Executives Not Returning Your Calls? Develop a Sales Roadmap to Change That

September 12, 2019

Executives Not Returning Your Calls? Develop a Sales Roadmap to Change That

Editor's Note: As 2020 approaches, we're looking back at some of 2019's most popular posts on the LinkedIn Sales Blog. This guest post, which was contributed by Julie Thomas, CEO of ValueSelling Associates, ranked No. 13.

Sales professionals devote time to understanding a target company’s strategic roadmap to determine where their solutions might fit in. Unfortunately, these same professionals don’t always give equal consideration to their own strategies for getting in the door to talk to executive buyers. As a result, busy executives aren’t returning their calls.  

As a sales professional, the first thing you should ask yourself is: Why would they?

What have you done to make it worth the time to start a conversation with someone in the C-suite? Establishing such a prospect-centric strategy is foundational to any sales campaign, and yet so many salespeople essentially wing it, launching into cold calls or emails without a clear plan, let alone a clever one.

Here are some tips to help you develop a solid sales roadmap that will incent executives to pick up the phone.

Don’t necessarily start at the top.

This advice sounds counterintuitive, but it is through referrals that you have a strong likelihood of executives connecting with you. One of the most valuable features of LinkedIn is finding 1st-degree, 2nd-degree or 3rd-degree connections who will broker a warm introduction to the target executive. Fellow members of your LinkedIn groups can help you connect too, making it easier to find your way in.

The other reason to not focus exclusively on a target executive: most major purchasing decisions are now done by committees that include other stakeholders. Leaving a good first impression on any one of these qualified prospects involved in the buying decision can raise your access rate to top leadership.

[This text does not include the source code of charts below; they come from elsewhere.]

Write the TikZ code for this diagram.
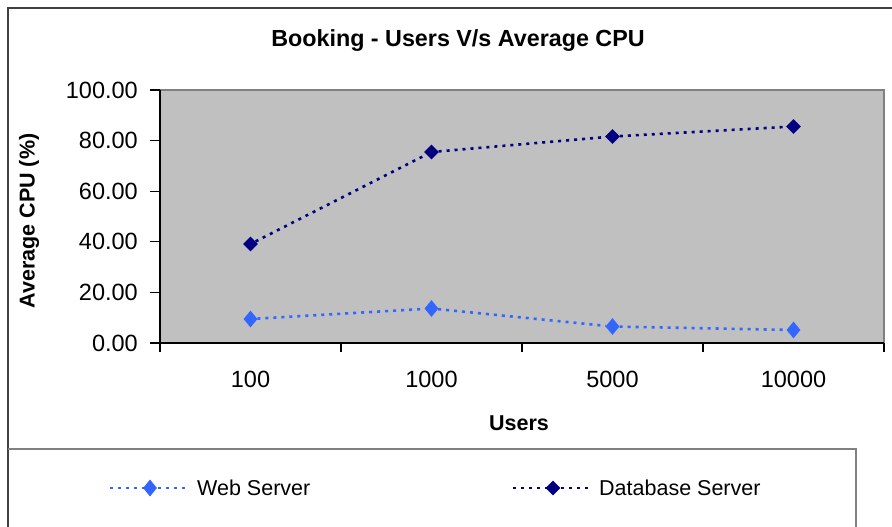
\documentclass[tikz,border=0pt]{standalone}
\usepackage{fontspec}
\setmainfont{Liberation Sans}
\usetikzlibrary{shapes.geometric}

\definecolor{plotbg}{HTML}{C0C0C0}
\definecolor{webblue}{HTML}{3366FF}
\definecolor{dbnavy}{HTML}{000080}
\definecolor{framegray}{HTML}{404040}

\tikzset{
  frameline/.style={draw=framegray, line width=2pt},
  legendline/.style={draw=gray, line width=1.2pt},
  tickline/.style={draw=black, line width=1.2pt},
  ticklabel/.style={font=\fontsize{23.5}{23.5}\selectfont, inner sep=0pt},
  axistitle/.style={font=\bfseries\fontsize{21.5}{21.5}\selectfont, inner sep=0pt},
  chartitle/.style={font=\bfseries\fontsize{23.3}{23.3}\selectfont, inner sep=0pt},
  legendtext/.style={font=\fontsize{21.5}{21.5}\selectfont, inner sep=0pt, anchor=west},
  series/.style={line width=2.6pt, dash pattern=on 3pt off 5pt},
  webmark/.style={diamond, fill=webblue, draw=none, inner sep=0pt, minimum width=14pt, minimum height=17pt},
  dbmark/.style={diamond, fill=dbnavy, draw=none, inner sep=0pt, minimum width=15pt, minimum height=15pt},
}

\begin{document}
\begin{tikzpicture}[x=1pt, y=-1pt]
  \useasboundingbox (0,0) rectangle (892,527);
  \fill[white] (0,0) rectangle (892,527);

  % outer chart frame
  \draw[frameline] (8,527) -- (8,8) -- (892,8);

  % title
  \node[chartitle] (title) at (458,41) {Booking - Users V/s Average CPU};

  % plot area
  \fill[plotbg] (160,90) rectangle (884,343);
  \draw[draw=gray, line width=1.5pt] (160,90) -- (884,90) -- (884,343);
  \draw[tickline] (160,90) -- (160,352);
  \draw[tickline] (150,343) -- (884,343);

  % y ticks and labels
  \foreach \v/\lab in {0/0.00, 20/20.00, 40/40.00, 60/60.00, 80/80.00, 100/100.00} {
    \pgfmathsetmacro{\yy}{343-2.53*\v}
    \draw[tickline] (150,\yy) -- (160,\yy);
    \node[ticklabel, anchor=east] (ylab\v) at (138,\yy) {\lab};
  }

  % x ticks and category labels
  \foreach \xx in {341,522,703,884} {
    \draw[tickline] (\xx,343) -- (\xx,352);
  }
  \node[ticklabel] (x100)   at (250.5,379) {100};
  \node[ticklabel] (x1000)  at (431.5,379) {1000};
  \node[ticklabel] (x5000)  at (612.5,379) {5000};
  \node[ticklabel] (x10000) at (793.5,379) {10000};

  % axis titles
  \node[axistitle] (xtitle) at (519,423) {Users};
  \node[axistitle, rotate=90] (ytitle) at (29,221) {Average CPU (\%)};

  % Database Server series
  \node[dbmark] (d1) at (250.5,244) {};
  \node[dbmark] (d2) at (431.5,152) {};
  \node[dbmark] (d3) at (612.5,136.5) {};
  \node[dbmark] (d4) at (793.5,126.5) {};
  \draw[series, dbnavy] (d1) -- (d2) -- (d3) -- (d4);

  % Web Server series
  \node[webmark] (w1) at (250.5,319) {};
  \node[webmark] (w2) at (431.5,308.5) {};
  \node[webmark] (w3) at (612.5,326.5) {};
  \node[webmark] (w4) at (793.5,330) {};
  \draw[series, webblue] (w1) -- (w2) -- (w3) -- (w4);

  % legend box
  \draw[legendline] (8,449) -- (856,449) -- (856,527);

  % legend entries
  \coordinate (lwa) at (110,488);
  \coordinate (lwb) at (189,488);
  \draw[series, webblue] (lwa) -- (lwb);
  \node[webmark] (lwm) at (150,488) {};
  \node[legendtext] (lwt) at (197,488) {Web Server};

  \coordinate (lda) at (513,488);
  \coordinate (ldb) at (590,488);
  \draw[series, dbnavy] (lda) -- (ldb);
  \node[dbmark] (ldm) at (553,488) {};
  \node[legendtext] (ldt) at (599,488) {Database Server};
\end{tikzpicture}
\end{document}
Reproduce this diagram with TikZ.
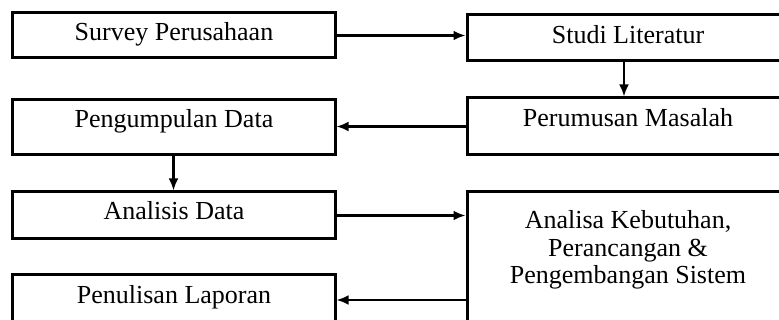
\documentclass[tikz,border=0pt]{standalone}
\usepackage{fontspec}
\setmainfont{Liberation Serif}
\usetikzlibrary{arrows.meta}
\begin{document}
\begin{tikzpicture}[x=1pt,y=-1pt,
  box/.style={draw=black,line width=3pt,rectangle,inner sep=0pt},
  lbl/.style={inner sep=0pt,anchor=base,font=\fontsize{26}{27.5}\selectfont,align=center},
  arr/.style={line width=2.4pt,-{Latex[length=12pt,width=10pt]}}]
\useasboundingbox (0,0) rectangle (779,320);
\clip (0,0) rectangle (779,320);
\fill[white] (0,0) rectangle (779,320);
% left column boxes
\node[box,minimum width=323pt,minimum height=45pt] (sv) at (173.5,35.5) {};
\node[box,minimum width=323pt,minimum height=55pt] (pd) at (173.5,127.5) {};
\node[box,minimum width=323pt,minimum height=47pt] (ad) at (173.5,215.5) {};
\node[box,minimum width=323pt,minimum height=50pt] (pl) at (173.5,300) {};
% right column boxes
\node[box,minimum width=314pt,minimum height=46pt] (sl) at (624,38) {};
\node[box,minimum width=314pt,minimum height=57pt] (pm) at (624,126.5) {};
\node[box,minimum width=314pt,minimum height=148pt] (an) at (624,266) {};
% texts
\node[lbl] (tsv) at (174,41) {Survey Perusahaan};
\node[lbl] (tpd) at (174,128) {Pengumpulan Data};
\node[lbl] (tad) at (174,220) {Analisis Data};
\node[lbl] (tpl) at (174,304) {Penulisan Laporan};
\node[lbl] (tsl) at (628,44) {Studi Literatur};
\node[lbl] (tpm) at (628,127) {Perumusan Masalah};
\node[lbl] (tan1) at (628,229) {Analisa Kebutuhan,};
\node[lbl] (tan2) at (628,256.5) {Perancangan \&};
\node[lbl] (tan3) at (628,284) {Pengembangan Sistem};
% connectors
\draw[arr] (sv.east) -- (sv.east -| sl.west);
\draw[arr] (sl.south) -- (pm.north);
\draw[arr] (pm.west) -- (pm.west -| pd.east);
\draw[arr] (pd.south) -- (ad.north);
\draw[arr] (ad.east) -- (ad.east -| an.west);
\draw[arr] (pl.east -| an.west) -- (pl.east);
\end{tikzpicture}
\end{document}
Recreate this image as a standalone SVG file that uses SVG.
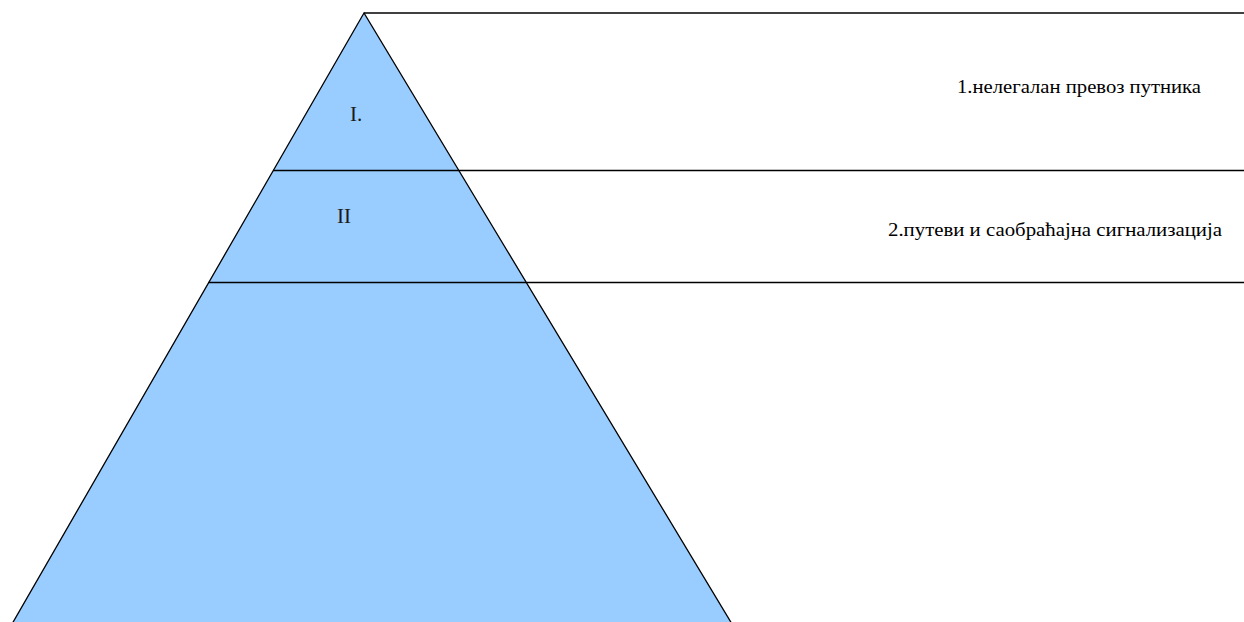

Prepare a credibility statement.

One of the best ways to leave a positive initial impression during an introductory conversation is to quickly connect your solutions to the buyer’s needs. Prepare a few questions to discover business issues instead of reciting your resume. Then with a compelling and succinct credibility statement you can swiftly gain the interest of a busy executive who likes what they hear, and is intrigued to learn more. For more insights on how to create a credibility statement, read “4 Steps to Establishing Credibility.”  

Talk business, not product.

When these two steps work and the executive is willing to meet with you, be prepared for a business conversation. This means asking probing questions to uncover the business issues or problems that are preventing the executive from achieving his or her company’s strategic or operational goals, as well as meeting his or her own professional goals. Avoid talking up product benefits and features when you have limited time with a busy executive. By asking the right questions, you will be able to share how your solutions address their challenges, and ultimately satisfy their business objectives.

Stay connected.

Should there be a lengthy sales cycle due to the complexity of the solution, the number of people involved in the decision-making process or budget constraints, do not give up the access you’ve gained. It’s important to have a plan to keep in touch until a decision is made. The frequency and mode of messaging will depend on a person’s preferences. In any case, make sure there is value in those subsequent communications. You might send along a relevant industry report or white paper, or a link to a just-published case study that resonates. Engaging via social networks is also an easy, earnest way to stay connected.

Notice all of these tips focus on what you can do for someone else, not yourself. Executives—and their gatekeeper assistants—know why you are calling. After all, most C-suite executives have used their own powers of persuasion to fulfill their organization’s strategic goals. Demonstrate through a thoughtful strategy that you deserve a moment of their time, and they are more likely to grant it.